Gold is rising in accordance with the gold cycle model, or is it the other way around? The gold cycle model continues to suggest a "double-bottom" for gold, followed by a rise into 2014-2015. I am not a Elliott wave acolyte, but it even looks like a Wave 1 of a larger Wave V may have begun, which would put the next predicted low in early 2014 as the bottom of Wave 2, followed by the strong impulsive Wave 3.
The XOI.X Amex Oil Index, one of the better performing cycle models as can be seen from historical charts, suggests strong upward pressure for prices over the next year. The usual caveat for this model is that it only incorporates cycles with a period of <15 years. However, given the strength of the signal, I think that the model will continue to perform reasonably well.

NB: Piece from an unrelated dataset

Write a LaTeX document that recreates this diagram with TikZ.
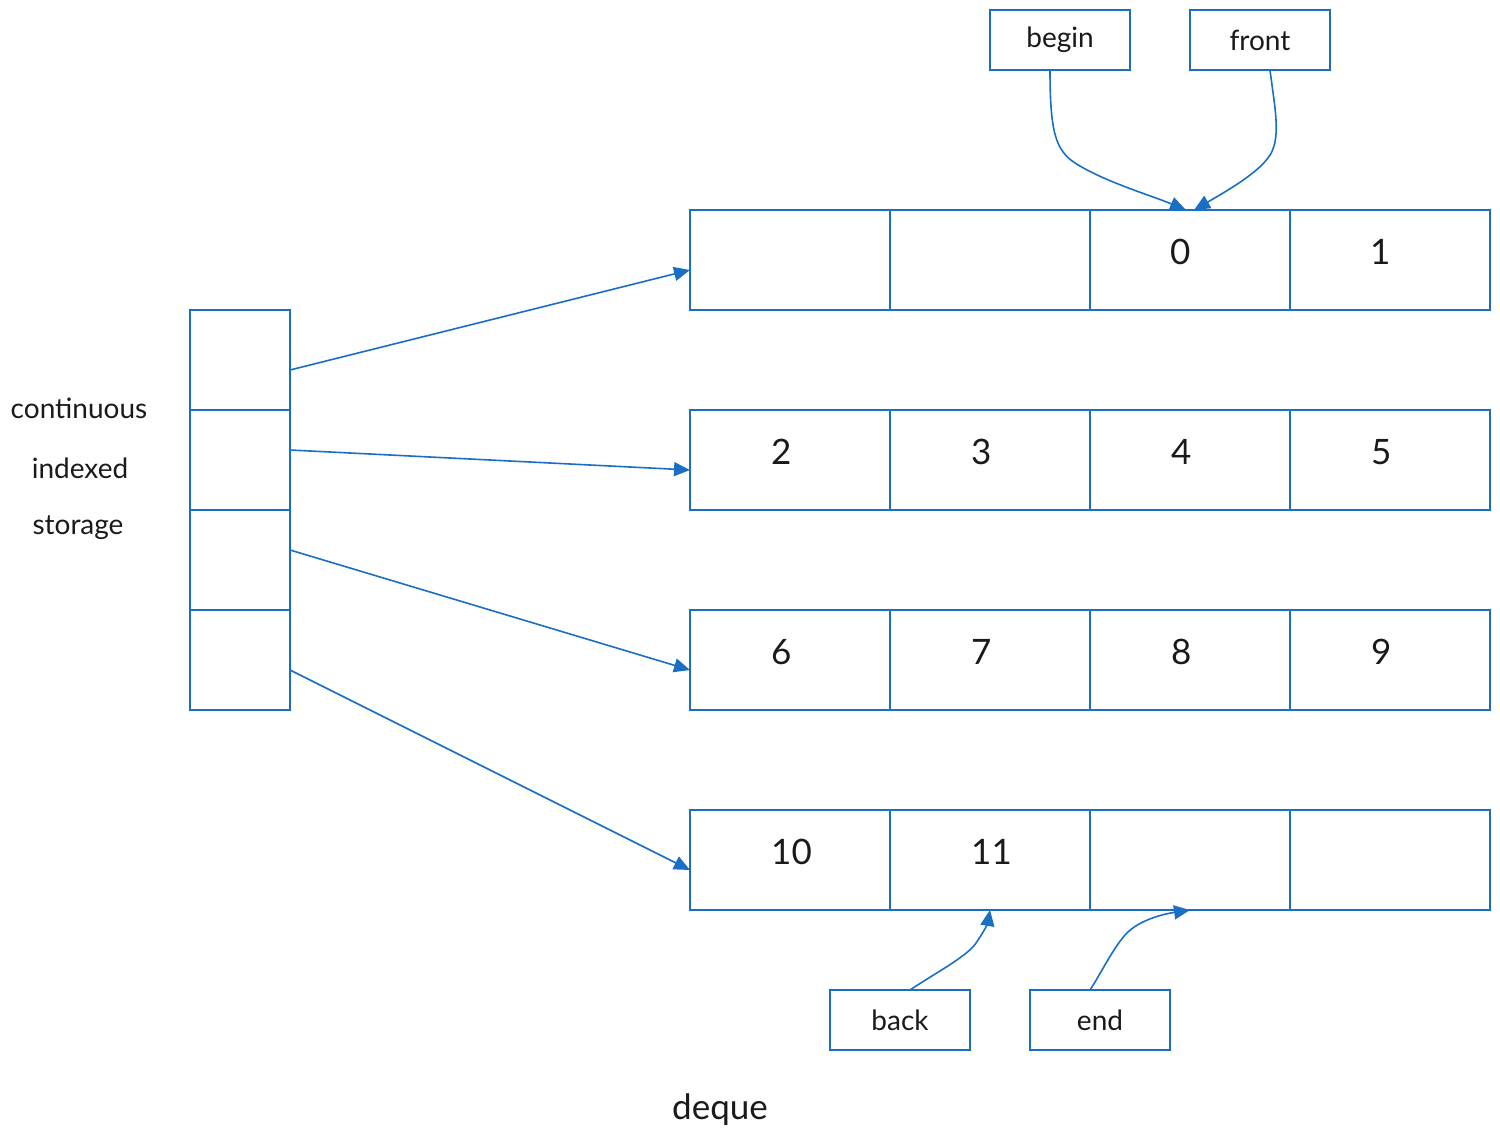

Since some readers like to print out these charts, I have changed the color scheme to make that a bit easier.According to the DJIA model, we are at the cusp of a major downside event. However, in the past, this was preempted by QE(n+1). Meanwhile, gold, silver and oil are performing well, though I wonder if the gold:silver ratio will really rise to the level suggested by the gold/silver predictions. For readers both in the Northern and Southern hemisphere: Happy Solstice! I hope you all got out to enjoy the Supermoon.